THE COURT: Yes, ma'am?

CLERK: Before we go, may the record show that Petitioner Eugene Coleman has been given two forms. One if a Notice of Appeals procedures Habeas Corpus, and the second is an Application for Waiver, Fees, Costs, and Expenses, and Appointment of Counsel on —

MR. VISONE: Thank you.

THE COURT: So noted.

MR. VISONE: I will explain this.

THE COURT: Thank you. Are there any other matters that the Court must address at this time?

MR. COLEMAN: I'd like just to say something, Your Honor.

MR. VISONE: — wants to address the Court and I don't know what Your Honor's position would be on that.

THE COURT: Sir, what I'm going to do is you've had a CT Page 14365 chance to address me in — in your testimony and I've given my judgment and, as your attorney can explain to you, there are certain procedures that can be followed if you don't agree with my judgment and I think that the appropriate legal course is to leave it at that.
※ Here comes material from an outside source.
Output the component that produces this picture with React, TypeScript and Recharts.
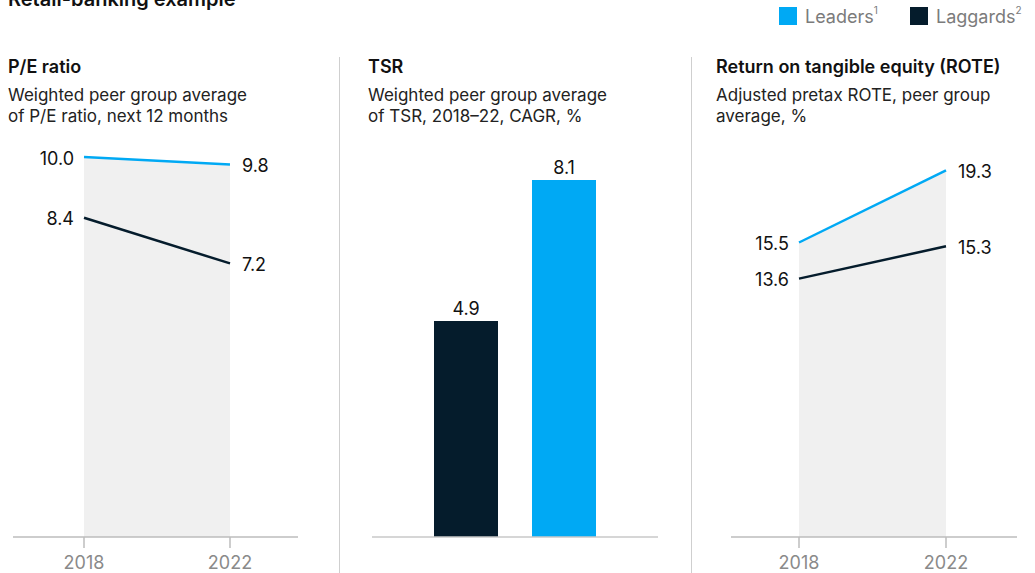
import React from 'react'
import {
  ComposedChart,
  BarChart,
  Bar,
  Line,
  Area,
  XAxis,
  YAxis,
  LabelList,
} from 'recharts'

const years = ['2018', '2022']
const peLeaders = [10.0, 9.8]
const peLaggards = [8.4, 7.2]
const roteLeaders = [15.5, 19.3]
const roteLaggards = [13.6, 15.3]
const tsrLeaders = 8.1
const tsrLaggards = 4.9

const BLUE = '#00a9f4'
const NAVY = '#051c2c'
const FONT = 'Inter, "Liberation Sans", Arial, sans-serif'

const peData = years.map((year, i) => ({
  year,
  leaders: peLeaders[i],
  laggards: peLaggards[i],
}))
const roteData = years.map((year, i) => ({
  year,
  leaders: roteLeaders[i],
  laggards: roteLaggards[i],
}))
const tsrData = [{ name: 'TSR', laggards: tsrLaggards, leaders: tsrLeaders }]

// value labels sit left of the first point and right of the last one
function SideLabel(props: any) {
  const { x, y, value, index } = props
  const first = index === 0
  return (
    <text
      x={first ? x - 10 : x + 12}
      y={y}
      dy={1}
      textAnchor={first ? 'end' : 'start'}
      dominantBaseline="central"
      fill="#111"
      fontSize={18}
      fontFamily={FONT}
    >
      {Number(value).toFixed(1)}
    </text>
  )
}

function Heading({
  left,
  title,
  lines,
}: {
  left: number
  title: string
  lines: string[]
}) {
  return (
    <div style={{ position: 'absolute', left, top: 56 }}>
      <div
        style={{ fontSize: 18, fontWeight: 600, lineHeight: '22px', color: '#111' }}
      >
        {title}
      </div>
      <div
        style={{
          marginTop: 7,
          fontSize: 17,
          lineHeight: '21px',
          color: '#222',
          whiteSpace: 'nowrap',
        }}
      >
        {lines.map((l) => (
          <div key={l}>{l}</div>
        ))}
      </div>
    </div>
  )
}

function LinePanel({
  data,
  left,
  width,
  margin,
  padding,
  max,
}: {
  data: any[]
  left: number
  width: number
  margin: { left: number; right: number }
  padding: { left: number; right: number }
  max: number
}) {
  return (
    <div style={{ position: 'absolute', left, top: 0 }}>
      <ComposedChart
        width={width}
        height={573}
        data={data}
        margin={{ top: 157, bottom: 0, left: margin.left, right: margin.right }}
      >
        <XAxis
          dataKey="year"
          interval={0}
          padding={padding}
          height={36}
          axisLine={{ stroke: '#bdbdbd', strokeWidth: 1.5 }}
          tickLine={{ stroke: '#bdbdbd', strokeWidth: 1.5 }}
          tickSize={11}
          tickMargin={8}
          tick={{ fill: '#8a8a8a', fontSize: 18, fontFamily: FONT }}
        />
        <YAxis hide domain={[0, max]} />
        <Area
          type="linear"
          dataKey="leaders"
          stroke="none"
          fill="#f0f0f0"
          fillOpacity={1}
          isAnimationActive={false}
        />
        <Line
          type="linear"
          dataKey="leaders"
          stroke={BLUE}
          strokeWidth={2.5}
          dot={false}
          isAnimationActive={false}
        >
          <LabelList dataKey="leaders" content={SideLabel} />
        </Line>
        <Line
          type="linear"
          dataKey="laggards"
          stroke={NAVY}
          strokeWidth={2.5}
          dot={false}
          isAnimationActive={false}
        >
          <LabelList dataKey="laggards" content={SideLabel} />
        </Line>
      </ComposedChart>
    </div>
  )
}

function LegendItem({ left, color, label, sup }: any) {
  return (
    <div
      style={{
        position: 'absolute',
        left,
        top: 7,
        display: 'flex',
        alignItems: 'center',
        height: 18,
      }}
    >
      <div style={{ width: 18, height: 18, background: color, marginRight: 8 }} />
      <span style={{ fontSize: 18, color: '#7b7b7b' }}>
        {label}
        <sup style={{ fontSize: 10, verticalAlign: 'top', position: 'relative', top: -2 }}>
          {sup}
        </sup>
      </span>
    </div>
  )
}

export default function App() {
  return (
    <div
      style={{
        position: 'absolute',
        left: 0,
        top: 0,
        width: 1035,
        height: 573,
        overflow: 'hidden',
        background: '#fff',
        fontFamily: FONT,
      }}
    >
      <div
        style={{
          position: 'absolute',
          left: 8,
          top: -12,
          fontSize: 20,
          fontWeight: 600,
          lineHeight: '22px',
          color: '#111',
        }}
      >
        Retail-banking example
      </div>
      <LegendItem left={779} color={BLUE} label="Leaders" sup="1" />
      <LegendItem left={910} color={NAVY} label="Laggards" sup="2" />

      <div style={{ position: 'absolute', left: 339, top: 57, width: 1, height: 516, background: '#cfcfcf' }} />
      <div style={{ position: 'absolute', left: 691, top: 57, width: 1, height: 516, background: '#cfcfcf' }} />

      <Heading
        left={8}
        title="P/E ratio"
        lines={['Weighted peer group average', 'of P/E ratio, next 12 months']}
      />
      <Heading
        left={368}
        title="TSR"
        lines={['Weighted peer group average', 'of TSR, 2018–22, CAGR, %']}
      />
      <Heading
        left={716}
        title="Return on tangible equity (ROTE)"
        lines={['Adjusted pretax ROTE, peer group', 'average, %']}
      />

      <LinePanel
        data={peData}
        left={0}
        width={340}
        margin={{ left: 13, right: 42 }}
        padding={{ left: 71, right: 68 }}
        max={10}
      />

      <div style={{ position: 'absolute', left: 340, top: 0 }}>
        <BarChart
          width={352}
          height={573}
          data={tsrData}
          barGap={34}
          margin={{ top: 180, bottom: 0, left: 32, right: 34 }}
        >
          <XAxis
            dataKey="name"
            height={36}
            tick={false}
            tickLine={false}
            axisLine={{ stroke: '#c8c8c8', strokeWidth: 1.5 }}
          />
          <YAxis hide domain={[0, 'dataMax']} />
          <Bar dataKey="laggards" fill={NAVY} barSize={64} isAnimationActive={false}>
            <LabelList
              dataKey="laggards"
              position="top"
              offset={6}
              fill="#111"
              fontSize={18}
              fontFamily={FONT}
            />
          </Bar>
          <Bar dataKey="leaders" fill={BLUE} barSize={64} isAnimationActive={false}>
            <LabelList
              dataKey="leaders"
              position="top"
              offset={6}
              fill="#111"
              fontSize={18}
              fontFamily={FONT}
            />
          </Bar>
        </BarChart>
      </div>

      <LinePanel
        data={roteData}
        left={692}
        width={343}
        margin={{ left: 39, right: 18 }}
        padding={{ left: 68, right: 71 }}
        max={20}
      />
    </div>
  )
}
Madame Clerk, I'm going to ask you if you'd be kind enough to pass me the yellow stickers. — And then, we'll stand in recess.

SHERIFF: All rise.

(Whereupon the Court stands in recess.)

* * * * THE HONORABLE JON C. BLUE, JUDGE

CERTIFICATION FARRELL, COURT MONITOR.

This is to certify that the foregoing is a true and accurate transcript of the above-entitled matter, electronically recorded by me, heard in the Superior Court, Judicial District of New Haven, Connecticut, before the Honorable JON C. BLUE, Judge.

Dated at New Haven, Connecticut, this 14th day of December, 1999.